Daily Telegraph: The Sakhalin Island indicator to oil prices: Protest forces Shell delay: “Sakhalin is already 100pc over budget at $20billion and contractors are demanding more and more cash. Given that one of them was found stabbed in his apartment last week, they probably deserve it.” Saturday 30 July 2005
Let us hope that the kamikaze whale that beached itself at Sakhalin Island yesterday was not a female. According to the World Wildlife Fund, if the remaining 23 female grey whales at Sakhalin die at the rate of "just one a year", the whole species will be extinct shortly.
The environmentalists blame Shell, which is trying to get at four billion barrels of oil and gas in the region, but it seems the whales are perfectly capable of self-immolation. For its part, Shell seems to have behaved with all the corporate social responsibility that might have been lacking if, say, Gazprom or the Russian government had been running the show.
Shell has rerouted its pipeline, even though the grey whale is hardly endangered. This branch of the family may number fewer than 100, but there are another 30,000 cousins on the other side of the Pacific. Shell also commissioned an environmental report from the World Conservation Union, which approved the project.

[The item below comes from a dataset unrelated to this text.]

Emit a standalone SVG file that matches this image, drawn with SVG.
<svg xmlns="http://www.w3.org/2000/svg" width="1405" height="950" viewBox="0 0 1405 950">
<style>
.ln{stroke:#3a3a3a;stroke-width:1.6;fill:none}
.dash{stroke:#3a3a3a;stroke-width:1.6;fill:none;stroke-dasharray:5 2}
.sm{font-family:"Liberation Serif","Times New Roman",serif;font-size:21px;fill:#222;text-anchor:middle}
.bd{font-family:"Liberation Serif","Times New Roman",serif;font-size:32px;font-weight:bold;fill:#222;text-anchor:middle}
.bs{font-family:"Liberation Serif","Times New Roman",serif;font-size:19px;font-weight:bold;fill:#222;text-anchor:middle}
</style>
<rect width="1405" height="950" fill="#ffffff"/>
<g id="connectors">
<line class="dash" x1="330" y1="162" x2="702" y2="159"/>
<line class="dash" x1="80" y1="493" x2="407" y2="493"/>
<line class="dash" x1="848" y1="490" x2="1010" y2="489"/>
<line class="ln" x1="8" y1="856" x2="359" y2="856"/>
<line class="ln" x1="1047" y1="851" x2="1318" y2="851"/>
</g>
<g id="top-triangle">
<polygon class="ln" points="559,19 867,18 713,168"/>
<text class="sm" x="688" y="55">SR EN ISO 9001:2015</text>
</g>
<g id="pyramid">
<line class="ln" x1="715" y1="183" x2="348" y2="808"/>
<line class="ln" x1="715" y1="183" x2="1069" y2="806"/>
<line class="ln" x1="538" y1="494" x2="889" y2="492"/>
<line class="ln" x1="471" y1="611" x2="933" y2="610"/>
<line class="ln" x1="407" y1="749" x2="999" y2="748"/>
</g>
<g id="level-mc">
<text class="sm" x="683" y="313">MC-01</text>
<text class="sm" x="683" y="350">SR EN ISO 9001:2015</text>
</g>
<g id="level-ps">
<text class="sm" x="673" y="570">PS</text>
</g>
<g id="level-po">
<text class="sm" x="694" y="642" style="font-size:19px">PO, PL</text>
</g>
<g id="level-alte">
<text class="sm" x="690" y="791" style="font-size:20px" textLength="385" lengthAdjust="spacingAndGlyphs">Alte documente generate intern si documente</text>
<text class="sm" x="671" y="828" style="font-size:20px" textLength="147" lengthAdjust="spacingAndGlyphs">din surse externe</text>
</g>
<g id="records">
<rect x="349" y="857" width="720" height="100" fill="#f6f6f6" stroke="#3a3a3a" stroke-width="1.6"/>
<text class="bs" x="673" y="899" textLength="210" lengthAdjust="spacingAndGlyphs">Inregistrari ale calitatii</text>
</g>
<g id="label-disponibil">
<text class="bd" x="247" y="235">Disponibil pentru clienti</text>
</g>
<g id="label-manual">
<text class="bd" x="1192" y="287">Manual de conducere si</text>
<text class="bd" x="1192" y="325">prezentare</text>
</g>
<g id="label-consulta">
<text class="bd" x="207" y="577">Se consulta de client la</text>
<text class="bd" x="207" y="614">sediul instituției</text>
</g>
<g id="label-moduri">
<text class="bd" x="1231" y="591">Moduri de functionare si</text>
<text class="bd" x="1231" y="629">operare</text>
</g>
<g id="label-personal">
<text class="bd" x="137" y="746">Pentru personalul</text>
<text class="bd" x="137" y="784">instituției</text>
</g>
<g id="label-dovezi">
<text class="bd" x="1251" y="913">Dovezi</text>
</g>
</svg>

This has not been enough to calm the whale-huggers, who yesterday reached out to embrace the crabs, sole and krill in the area. They say these will be killed off by Shell's gas terminal on the south coast of Sakhalin, from where it intends to supply Japan and Korea.

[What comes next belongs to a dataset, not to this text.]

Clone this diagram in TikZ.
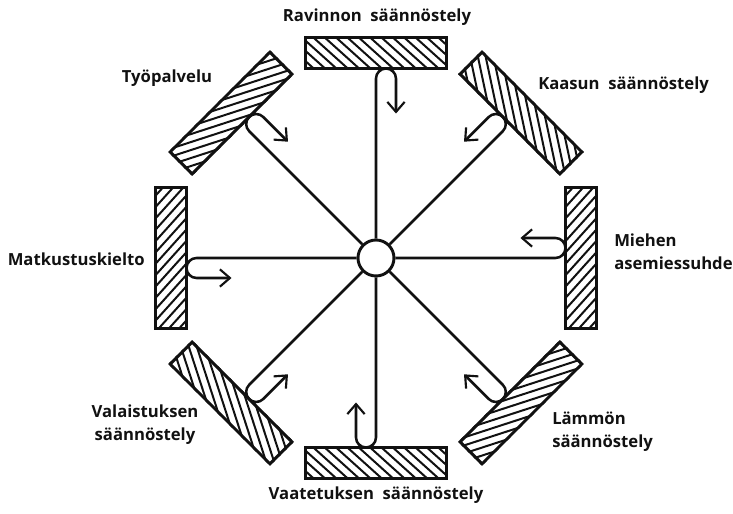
\documentclass[tikz,border=0pt]{standalone}
\usepackage{fontspec}
\setmainfont{Open Sans}
\usetikzlibrary{arrows.meta,calc}
\definecolor{ink}{HTML}{111111}
\tikzset{
  hub/.style  ={draw=ink, line width=2.2pt, circle, fill=white, minimum size=27pt, inner sep=0pt},
  bar/.style  ={draw=ink, line width=2.2pt, minimum width=105.75pt, minimum height=23.25pt, inner sep=0pt},
  hline/.style={draw=ink, line width=1.5pt},
  spoke/.style={draw=ink, line width=1.9pt, -{Straight Barb[length=7.5pt,width=13pt,line width=1.6pt]}},
  lbl/.style  ={font=\fontsize{12.5}{17}\selectfont\bfseries, text=ink, inner sep=0pt},
}
\newcommand{\hatchbar}[2]{%
  \begin{scope}
    \clip (#1.north west) -- (#1.north east) -- (#1.south east) -- (#1.south west) -- cycle;
    \foreach \k in {-11,...,11}
      \draw[hline] ($(#1)+(#2+90:\k*7.6)+(#2:-120)$) -- ++(#2:240);
  \end{scope}}

\begin{document}
\begin{tikzpicture}[x=0.75pt,y=0.75pt]
    \useasboundingbox (-376,-256) rectangle (357,258);

    \node[hub] (hub) at (0,0) {};

    \node[bar] (rav) at (90:205) {};
    \node[bar,rotate=-45] (kaa) at (45:205) {};
    \node[bar,rotate=-90] (mie) at (0:205) {};
    \node[bar,rotate=-135] (lam) at (-45:205) {};
    \node[bar,rotate=180] (vaa) at (-90:205) {};
    \node[bar,rotate=135] (val) at (-135:205) {};
    \node[bar,rotate=90] (mat) at (180:205) {};
    \node[bar,rotate=45] (tyo) at (135:205) {};

    \hatchbar{rav}{-42}
    \hatchbar{kaa}{-78}
    \hatchbar{mie}{48}
    \hatchbar{lam}{18}
    \hatchbar{vaa}{-42}
    \hatchbar{val}{-72}
    \hatchbar{mat}{48}
    \hatchbar{tyo}{18}

    \draw[spoke] (hub.90) -- ($(hub)!134.6pt!(rav)$) arc[start angle=180,end angle=0,radius=10] -- ++(270:35);
    \draw[spoke] (hub.45) -- ($(hub)!134.6pt!(kaa)$) arc[start angle=-45,end angle=135,radius=10] -- ++(225:35);
    \draw[spoke] (hub.0) -- ($(hub)!134.6pt!(mie)$) arc[start angle=-90,end angle=90,radius=10] -- ++(180:35);
    \draw[spoke] (hub.-45) -- ($(hub)!134.6pt!(lam)$) arc[start angle=45,end angle=-135,radius=10] -- ++(135:35);
    \draw[spoke] (hub.-90) -- ($(hub)!134.6pt!(vaa)$) arc[start angle=0,end angle=-180,radius=10] -- ++(90:35);
    \draw[spoke] (hub.-135) -- ($(hub)!134.6pt!(val)$) arc[start angle=-225,end angle=-45,radius=10] -- ++(45:35);
    \draw[spoke] (hub.180) -- ($(hub)!134.6pt!(mat)$) arc[start angle=90,end angle=270,radius=10] -- ++(0:35);
    \draw[spoke] (hub.135) -- ($(hub)!134.6pt!(tyo)$) arc[start angle=225,end angle=45,radius=10] -- ++(-45:35);

    \node[lbl] (trav) at (1,241) {Ravinnon\ \ säännöstely};
    \node[lbl,anchor=west] (tkaa) at (162,173) {Kaasun\ \ säännöstely};
    \node[lbl] (ttyo) at (-209,180) {Työpalvelu};
    \node[lbl,anchor=east] (tmat) at (-231,-1) {Matkustuskielto};
    \node[lbl,anchor=west,align=left] (tmie) at (238,6.5) {Miehen\\asemiessuhde};
    \node[lbl,align=center] (tval) at (-231,-166.5) {Valaistuksen\\säännöstely};
    \node[lbl,anchor=west,align=left] (tlam) at (176,-173.5) {Lämmön\\säännöstely};
    \node[lbl] (tvaa) at (0,-237) {Vaatetuksen\ \ säännöstely};
\end{tikzpicture}
\end{document}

A local court has ruled against Shell, and there will inevitably be more costs to bear if it has to dismantle its loading jetty to save the crabs. Sakhalin is already 100pc over budget at $20billion and contractors are demanding more and more cash. Given that one of them was found stabbed in his apartment last week, they probably deserve it.
This may well be part of the modern oil business, as it scours the world's least pleasant places to keep the family runabout on the road, but Sakhalin is nevertheless becoming a good illustration of why oil prices are likely to remain high for a good while yet.